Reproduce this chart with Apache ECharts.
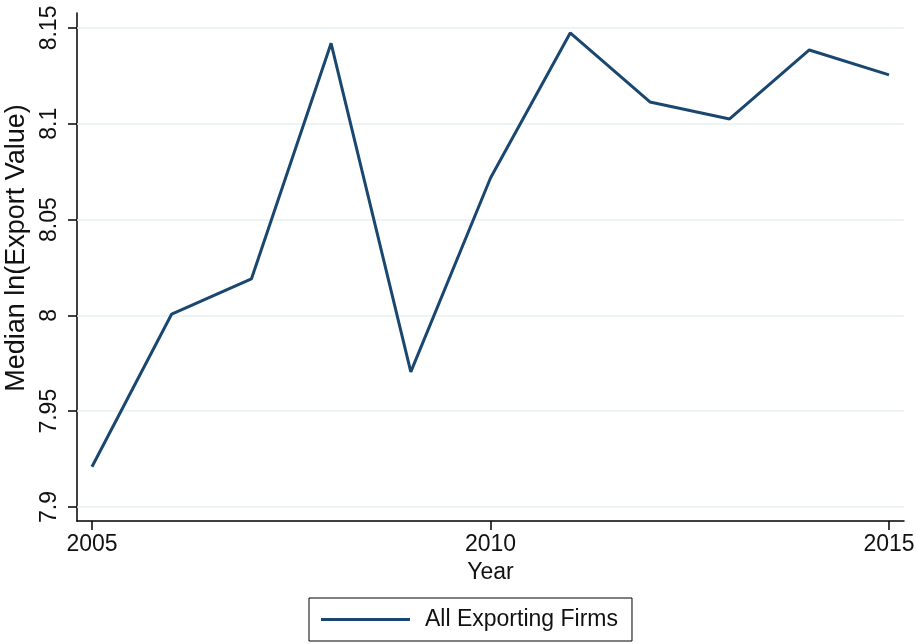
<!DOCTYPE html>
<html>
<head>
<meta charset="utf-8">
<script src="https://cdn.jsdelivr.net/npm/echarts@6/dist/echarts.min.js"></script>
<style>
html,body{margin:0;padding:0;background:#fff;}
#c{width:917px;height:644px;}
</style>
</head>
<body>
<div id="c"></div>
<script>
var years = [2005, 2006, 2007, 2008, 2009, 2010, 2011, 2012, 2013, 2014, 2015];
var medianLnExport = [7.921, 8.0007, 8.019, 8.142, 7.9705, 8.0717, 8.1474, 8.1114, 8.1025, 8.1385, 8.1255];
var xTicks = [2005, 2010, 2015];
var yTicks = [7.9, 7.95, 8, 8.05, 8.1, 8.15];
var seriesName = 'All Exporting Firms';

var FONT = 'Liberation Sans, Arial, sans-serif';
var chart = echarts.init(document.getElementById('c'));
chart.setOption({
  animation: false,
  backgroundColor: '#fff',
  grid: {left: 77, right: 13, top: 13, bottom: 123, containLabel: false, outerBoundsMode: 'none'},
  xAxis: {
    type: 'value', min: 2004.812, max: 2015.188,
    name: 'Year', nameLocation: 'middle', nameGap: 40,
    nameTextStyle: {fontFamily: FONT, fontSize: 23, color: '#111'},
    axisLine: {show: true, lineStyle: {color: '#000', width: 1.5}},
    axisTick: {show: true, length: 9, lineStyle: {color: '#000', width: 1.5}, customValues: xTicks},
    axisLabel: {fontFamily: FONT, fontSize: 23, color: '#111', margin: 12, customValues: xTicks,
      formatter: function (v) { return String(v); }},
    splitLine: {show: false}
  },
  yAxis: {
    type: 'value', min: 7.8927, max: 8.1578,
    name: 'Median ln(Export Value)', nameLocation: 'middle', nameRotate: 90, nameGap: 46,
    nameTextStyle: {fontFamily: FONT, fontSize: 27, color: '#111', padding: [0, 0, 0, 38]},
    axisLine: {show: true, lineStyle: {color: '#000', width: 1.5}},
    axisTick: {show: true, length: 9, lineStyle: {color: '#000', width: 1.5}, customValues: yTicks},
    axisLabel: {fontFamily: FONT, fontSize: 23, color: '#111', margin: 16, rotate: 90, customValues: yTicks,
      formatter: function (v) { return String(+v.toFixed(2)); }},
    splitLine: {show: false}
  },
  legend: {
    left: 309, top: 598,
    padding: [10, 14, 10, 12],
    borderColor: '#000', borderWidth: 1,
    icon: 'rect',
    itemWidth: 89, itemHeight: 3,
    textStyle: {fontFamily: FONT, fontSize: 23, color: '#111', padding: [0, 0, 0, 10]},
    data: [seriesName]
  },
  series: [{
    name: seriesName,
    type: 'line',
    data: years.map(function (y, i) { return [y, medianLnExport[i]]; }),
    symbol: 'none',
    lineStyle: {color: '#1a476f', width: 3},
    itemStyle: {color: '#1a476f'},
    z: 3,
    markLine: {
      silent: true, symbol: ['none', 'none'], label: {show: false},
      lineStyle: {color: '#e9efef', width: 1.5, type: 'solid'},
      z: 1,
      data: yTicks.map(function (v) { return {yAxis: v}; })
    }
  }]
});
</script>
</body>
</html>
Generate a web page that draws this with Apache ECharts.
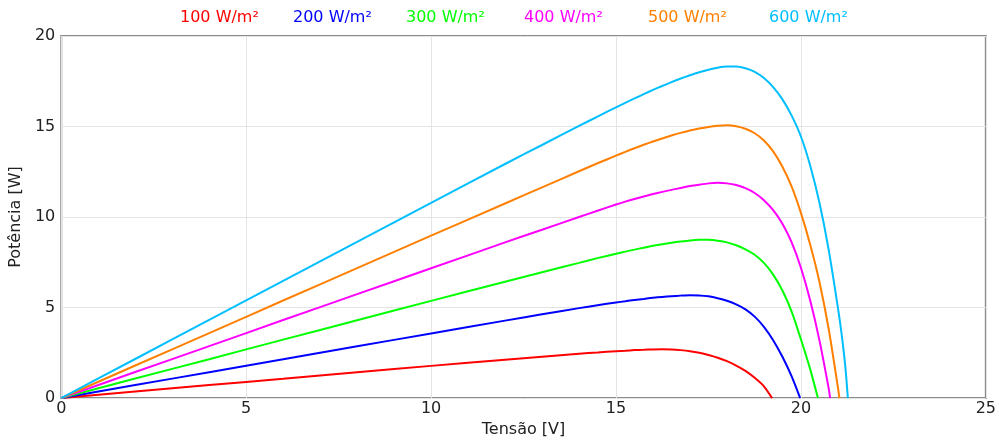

■ ■ ■ ■

GIVEN TASK - Reproduce each line exactly as it appears, omitting the pictures.

EXERCISE OUTPUT -
Reproduce this chart with Apache ECharts.
<!DOCTYPE html>
<html>
<head>
<meta charset="utf-8">
<script src="https://cdn.jsdelivr.net/npm/echarts@6/dist/echarts.min.js"></script>
<style>
html,body{margin:0;padding:0;background:#fff;}
#c{width:917px;height:644px;}
</style>
</head>
<body>
<div id="c"></div>
<script>
var years = [2005, 2006, 2007, 2008, 2009, 2010, 2011, 2012, 2013, 2014, 2015];
var medianLnExport = [7.921, 8.0007, 8.019, 8.142, 7.9705, 8.0717, 8.1474, 8.1114, 8.1025, 8.1385, 8.1255];
var xTicks = [2005, 2010, 2015];
var yTicks = [7.9, 7.95, 8, 8.05, 8.1, 8.15];
var seriesName = 'All Exporting Firms';

var FONT = 'Liberation Sans, Arial, sans-serif';
var chart = echarts.init(document.getElementById('c'));
chart.setOption({
  animation: false,
  backgroundColor: '#fff',
  grid: {left: 77, right: 13, top: 13, bottom: 123, containLabel: false, outerBoundsMode: 'none'},
  xAxis: {
    type: 'value', min: 2004.812, max: 2015.188,
    name: 'Year', nameLocation: 'middle', nameGap: 40,
    nameTextStyle: {fontFamily: FONT, fontSize: 23, color: '#111'},
    axisLine: {show: true, lineStyle: {color: '#000', width: 1.5}},
    axisTick: {show: true, length: 9, lineStyle: {color: '#000', width: 1.5}, customValues: xTicks},
    axisLabel: {fontFamily: FONT, fontSize: 23, color: '#111', margin: 12, customValues: xTicks,
      formatter: function (v) { return String(v); }},
    splitLine: {show: false}
  },
  yAxis: {
    type: 'value', min: 7.8927, max: 8.1578,
    name: 'Median ln(Export Value)', nameLocation: 'middle', nameRotate: 90, nameGap: 46,
    nameTextStyle: {fontFamily: FONT, fontSize: 27, color: '#111', padding: [0, 0, 0, 38]},
    axisLine: {show: true, lineStyle: {color: '#000', width: 1.5}},
    axisTick: {show: true, length: 9, lineStyle: {color: '#000', width: 1.5}, customValues: yTicks},
    axisLabel: {fontFamily: FONT, fontSize: 23, color: '#111', margin: 16, rotate: 90, customValues: yTicks,
      formatter: function (v) { return String(+v.toFixed(2)); }},
    splitLine: {show: false}
  },
  legend: {
    left: 309, top: 598,
    padding: [10, 14, 10, 12],
    borderColor: '#000', borderWidth: 1,
    icon: 'rect',
    itemWidth: 89, itemHeight: 3,
    textStyle: {fontFamily: FONT, fontSize: 23, color: '#111', padding: [0, 0, 0, 10]},
    data: [seriesName]
  },
  series: [{
    name: seriesName,
    type: 'line',
    data: years.map(function (y, i) { return [y, medianLnExport[i]]; }),
    symbol: 'none',
    lineStyle: {color: '#1a476f', width: 3},
    itemStyle: {color: '#1a476f'},
    z: 3,
    markLine: {
      silent: true, symbol: ['none', 'none'], label: {show: false},
      lineStyle: {color: '#e9efef', width: 1.5, type: 'solid'},
      z: 1,
      data: yTicks.map(function (v) { return {yAxis: v}; })
    }
  }]
});
</script>
</body>
</html>
Generate a web page that draws this with Apache ECharts.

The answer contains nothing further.